I commercianti aquilani vivono una situazione psicologicamente pesante, ci sono stati suicidi, l’ultimo solo qualche giorno fa, c’è chi purtroppo vuole abbandonare la città. Se si continua così L’Aquila è destinata a morire”. Ma il caso di Cioni, al pari di altre migliaia di gesti più o meno estremi che da circa tre anni funestano l’Italia, non sembra abbia smosso il manovratore. Occorre rammentare che, qualche settimana fa, un funzionario del Lavoro si rivolgeva con un “che palle!” al cospetto di chi chiedeva lumi circa le modifiche all’emendamento sugli esodati. Un mesetto fa, un nugolo di dirigenti di ministero si permettevano d’appellare come “avanzi di galera” i disoccupati che scendevano in piazza al fianco dei Forconi.

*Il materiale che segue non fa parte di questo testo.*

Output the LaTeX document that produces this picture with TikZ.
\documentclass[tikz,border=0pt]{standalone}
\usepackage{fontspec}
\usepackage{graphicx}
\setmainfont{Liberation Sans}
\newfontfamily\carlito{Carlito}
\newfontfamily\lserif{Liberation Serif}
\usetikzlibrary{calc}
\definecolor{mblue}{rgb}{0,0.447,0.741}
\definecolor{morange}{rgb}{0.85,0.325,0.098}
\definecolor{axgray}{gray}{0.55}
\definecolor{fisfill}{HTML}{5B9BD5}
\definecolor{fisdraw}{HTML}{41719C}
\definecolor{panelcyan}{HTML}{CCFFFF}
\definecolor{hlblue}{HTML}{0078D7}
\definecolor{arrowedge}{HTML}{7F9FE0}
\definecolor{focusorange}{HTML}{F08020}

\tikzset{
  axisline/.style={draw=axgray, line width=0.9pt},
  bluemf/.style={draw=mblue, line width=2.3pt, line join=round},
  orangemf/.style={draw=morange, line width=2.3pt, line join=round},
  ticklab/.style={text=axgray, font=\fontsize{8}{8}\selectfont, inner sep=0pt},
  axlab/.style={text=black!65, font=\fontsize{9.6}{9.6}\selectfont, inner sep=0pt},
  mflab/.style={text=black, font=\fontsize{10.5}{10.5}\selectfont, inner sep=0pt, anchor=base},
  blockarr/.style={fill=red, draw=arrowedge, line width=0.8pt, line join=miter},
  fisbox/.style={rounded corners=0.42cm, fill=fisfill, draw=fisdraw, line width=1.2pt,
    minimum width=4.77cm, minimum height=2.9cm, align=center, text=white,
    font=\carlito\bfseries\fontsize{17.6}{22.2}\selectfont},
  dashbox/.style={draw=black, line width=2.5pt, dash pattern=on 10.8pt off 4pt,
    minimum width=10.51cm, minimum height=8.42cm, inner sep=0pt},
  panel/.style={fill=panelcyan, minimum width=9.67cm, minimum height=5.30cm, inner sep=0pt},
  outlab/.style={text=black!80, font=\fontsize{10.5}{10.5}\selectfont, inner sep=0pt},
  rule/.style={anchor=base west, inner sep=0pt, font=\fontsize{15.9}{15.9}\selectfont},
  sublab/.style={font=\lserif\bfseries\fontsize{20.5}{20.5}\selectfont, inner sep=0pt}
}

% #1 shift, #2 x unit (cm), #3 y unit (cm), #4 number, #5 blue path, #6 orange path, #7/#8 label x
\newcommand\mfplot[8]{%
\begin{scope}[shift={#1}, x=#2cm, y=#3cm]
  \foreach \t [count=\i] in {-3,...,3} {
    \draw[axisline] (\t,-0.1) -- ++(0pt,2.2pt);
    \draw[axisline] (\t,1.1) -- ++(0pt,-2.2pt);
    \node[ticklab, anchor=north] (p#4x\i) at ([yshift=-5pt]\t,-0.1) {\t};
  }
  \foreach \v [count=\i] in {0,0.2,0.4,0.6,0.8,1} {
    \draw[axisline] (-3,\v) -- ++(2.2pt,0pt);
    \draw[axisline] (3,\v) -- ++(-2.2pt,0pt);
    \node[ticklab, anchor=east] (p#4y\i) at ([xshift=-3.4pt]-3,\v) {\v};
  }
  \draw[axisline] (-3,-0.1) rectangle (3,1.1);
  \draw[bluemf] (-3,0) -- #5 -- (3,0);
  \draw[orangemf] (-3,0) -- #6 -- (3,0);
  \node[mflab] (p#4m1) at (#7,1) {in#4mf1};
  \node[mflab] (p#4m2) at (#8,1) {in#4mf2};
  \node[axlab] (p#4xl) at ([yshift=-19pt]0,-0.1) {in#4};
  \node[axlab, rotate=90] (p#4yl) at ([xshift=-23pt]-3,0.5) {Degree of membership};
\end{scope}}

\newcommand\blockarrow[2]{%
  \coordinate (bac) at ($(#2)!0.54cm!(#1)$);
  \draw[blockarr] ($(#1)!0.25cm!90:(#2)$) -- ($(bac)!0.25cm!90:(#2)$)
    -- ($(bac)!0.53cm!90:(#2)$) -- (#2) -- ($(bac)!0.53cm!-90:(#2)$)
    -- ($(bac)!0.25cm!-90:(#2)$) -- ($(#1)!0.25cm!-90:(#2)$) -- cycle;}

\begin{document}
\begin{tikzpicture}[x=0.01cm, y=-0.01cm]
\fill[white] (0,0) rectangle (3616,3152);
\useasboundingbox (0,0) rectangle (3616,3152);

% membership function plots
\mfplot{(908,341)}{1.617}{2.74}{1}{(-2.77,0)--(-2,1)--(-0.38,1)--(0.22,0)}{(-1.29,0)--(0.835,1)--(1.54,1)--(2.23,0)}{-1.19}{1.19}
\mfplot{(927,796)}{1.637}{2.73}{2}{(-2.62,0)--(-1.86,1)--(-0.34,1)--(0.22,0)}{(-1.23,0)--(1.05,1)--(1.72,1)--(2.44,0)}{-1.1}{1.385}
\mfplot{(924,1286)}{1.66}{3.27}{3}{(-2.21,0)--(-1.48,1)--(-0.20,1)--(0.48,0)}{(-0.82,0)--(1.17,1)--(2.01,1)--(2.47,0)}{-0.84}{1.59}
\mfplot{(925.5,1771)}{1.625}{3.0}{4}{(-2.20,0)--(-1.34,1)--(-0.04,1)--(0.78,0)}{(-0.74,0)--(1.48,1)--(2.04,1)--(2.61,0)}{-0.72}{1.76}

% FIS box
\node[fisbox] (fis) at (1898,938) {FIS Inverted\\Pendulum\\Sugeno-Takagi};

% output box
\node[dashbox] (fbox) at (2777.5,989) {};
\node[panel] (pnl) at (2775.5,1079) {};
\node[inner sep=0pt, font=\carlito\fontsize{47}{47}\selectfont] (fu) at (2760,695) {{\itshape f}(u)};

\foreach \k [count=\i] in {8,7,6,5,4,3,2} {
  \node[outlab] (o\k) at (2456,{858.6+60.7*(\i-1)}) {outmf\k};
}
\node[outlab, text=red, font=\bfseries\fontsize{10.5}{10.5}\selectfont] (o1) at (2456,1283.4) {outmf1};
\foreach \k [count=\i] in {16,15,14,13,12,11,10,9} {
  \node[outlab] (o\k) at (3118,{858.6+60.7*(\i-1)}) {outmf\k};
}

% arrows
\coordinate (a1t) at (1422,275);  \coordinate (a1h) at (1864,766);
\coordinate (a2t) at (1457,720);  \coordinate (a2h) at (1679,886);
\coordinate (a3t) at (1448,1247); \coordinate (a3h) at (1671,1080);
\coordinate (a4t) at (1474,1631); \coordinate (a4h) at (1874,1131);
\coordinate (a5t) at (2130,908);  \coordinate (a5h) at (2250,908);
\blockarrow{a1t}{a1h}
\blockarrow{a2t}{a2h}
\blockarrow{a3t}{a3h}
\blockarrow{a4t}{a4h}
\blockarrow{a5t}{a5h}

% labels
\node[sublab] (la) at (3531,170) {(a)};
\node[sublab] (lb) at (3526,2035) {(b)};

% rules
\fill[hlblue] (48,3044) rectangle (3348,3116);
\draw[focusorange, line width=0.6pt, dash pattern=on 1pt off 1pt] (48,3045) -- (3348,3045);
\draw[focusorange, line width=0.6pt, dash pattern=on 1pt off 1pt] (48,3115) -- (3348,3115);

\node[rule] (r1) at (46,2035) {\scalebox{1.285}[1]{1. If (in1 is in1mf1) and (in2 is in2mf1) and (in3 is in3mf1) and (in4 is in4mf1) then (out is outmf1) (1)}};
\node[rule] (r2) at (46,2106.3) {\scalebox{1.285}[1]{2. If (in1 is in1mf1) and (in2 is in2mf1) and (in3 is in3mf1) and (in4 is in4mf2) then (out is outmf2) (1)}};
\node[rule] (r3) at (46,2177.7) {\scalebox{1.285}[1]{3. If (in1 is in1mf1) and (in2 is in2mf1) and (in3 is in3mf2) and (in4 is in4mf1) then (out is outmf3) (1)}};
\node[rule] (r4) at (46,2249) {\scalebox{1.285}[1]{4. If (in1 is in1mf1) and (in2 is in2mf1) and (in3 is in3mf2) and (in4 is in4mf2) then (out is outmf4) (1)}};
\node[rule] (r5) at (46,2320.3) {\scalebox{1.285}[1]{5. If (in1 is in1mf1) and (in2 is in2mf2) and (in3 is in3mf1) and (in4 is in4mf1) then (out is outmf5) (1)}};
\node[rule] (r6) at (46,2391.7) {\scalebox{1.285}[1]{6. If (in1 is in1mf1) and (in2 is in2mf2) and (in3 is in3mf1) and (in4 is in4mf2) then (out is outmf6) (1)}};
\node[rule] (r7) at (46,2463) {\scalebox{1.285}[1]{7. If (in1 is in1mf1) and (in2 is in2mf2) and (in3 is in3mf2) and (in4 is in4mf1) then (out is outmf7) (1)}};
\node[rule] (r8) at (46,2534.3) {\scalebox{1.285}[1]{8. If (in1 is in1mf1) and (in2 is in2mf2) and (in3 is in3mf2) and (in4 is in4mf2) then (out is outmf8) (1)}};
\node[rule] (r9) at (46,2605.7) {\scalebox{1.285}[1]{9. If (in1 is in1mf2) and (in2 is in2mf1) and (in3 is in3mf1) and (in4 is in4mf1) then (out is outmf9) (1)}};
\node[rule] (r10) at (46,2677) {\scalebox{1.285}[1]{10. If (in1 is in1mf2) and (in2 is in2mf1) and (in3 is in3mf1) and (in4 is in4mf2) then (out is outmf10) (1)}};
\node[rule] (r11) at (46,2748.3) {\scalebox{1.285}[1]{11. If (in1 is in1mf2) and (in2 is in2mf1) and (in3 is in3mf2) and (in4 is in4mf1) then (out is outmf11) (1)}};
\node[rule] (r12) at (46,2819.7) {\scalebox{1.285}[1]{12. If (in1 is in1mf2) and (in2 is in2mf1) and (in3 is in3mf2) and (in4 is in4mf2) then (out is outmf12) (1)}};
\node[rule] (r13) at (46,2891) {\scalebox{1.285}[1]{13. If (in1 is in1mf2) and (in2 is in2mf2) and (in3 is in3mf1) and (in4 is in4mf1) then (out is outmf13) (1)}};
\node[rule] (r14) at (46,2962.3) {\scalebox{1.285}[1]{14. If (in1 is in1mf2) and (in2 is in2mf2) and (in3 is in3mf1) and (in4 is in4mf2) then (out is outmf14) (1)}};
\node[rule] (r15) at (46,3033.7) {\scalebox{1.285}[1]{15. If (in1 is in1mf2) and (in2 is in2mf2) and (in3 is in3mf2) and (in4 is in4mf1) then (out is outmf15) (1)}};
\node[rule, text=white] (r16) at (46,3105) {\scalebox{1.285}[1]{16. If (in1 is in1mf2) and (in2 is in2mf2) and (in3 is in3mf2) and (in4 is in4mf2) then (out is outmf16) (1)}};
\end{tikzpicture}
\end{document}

La fame avanza, ma le televisioni intervistano i dirigenti della polizia che spiegano con quanto successo si stiano arrestando sempre più cittadini che rubano cibo nei supermercati. Aumentano i senzatetto e c’è chi parla di arrestare per vagabondaggio i senza fissa dimora. E cosa fa l’italiano medio? Guarda inebetito le varie prove del cuoco ed i giochi a premio, che s’alternano a pochi secondi da agghiaccianti squarci di realtà trasmessi in fugaci tiggì.

Siamo al cospetto di adulti e giovani, istituzioni politiche ed economiche, incapaci di provare veri sentimenti, ma in preda alla noia e all’indifferenza dinnanzi al declino sociale ed economico della società. I ministeriali trascorrono una vita abitudinaria e legata ai lignei clichés morali di un borghesia in declino. Ma tutto si consuma in uno stato d’inconsapevolezza, d’indifferenza.

È la grande lezione di Alberto Moravia, “Gli Indifferenti” appunto, che si ripete all’infinito e fino alla noia. Chi viene umiliato dal sistema rimbomba tra media e chiacchiere da bar come un perdente. Per i nuovi poveri questa società destina solo il disprezzo, la risatina di scherno. E le istituzioni tutte ammantano il disagio dei tanti con un clima politico di costante menzogna. Confidando che la gente s’adatti passivamente, si rassegni. Cioni ha interrotto la sua protesta e conosce bene gli “interlocutori istituzionali”.

Sa bene che arriverà il momento in cui discorsi e promesse non potranno frenare l’enorme valanga del disagio sociale. In una Norimberga in salsa italiana l’indifferenza istituzionale verrà posta sul banco degli imputati. Tutti la condanneranno, fingendo di non aver mai votato per declino e ignavia, spesa pubblica e spreco. Eppure basterebbe un Cioni in ogni città d’Italia per far avvicinare quella data. Ribellarsi è d’obbligo, e lo vuole l’Italia.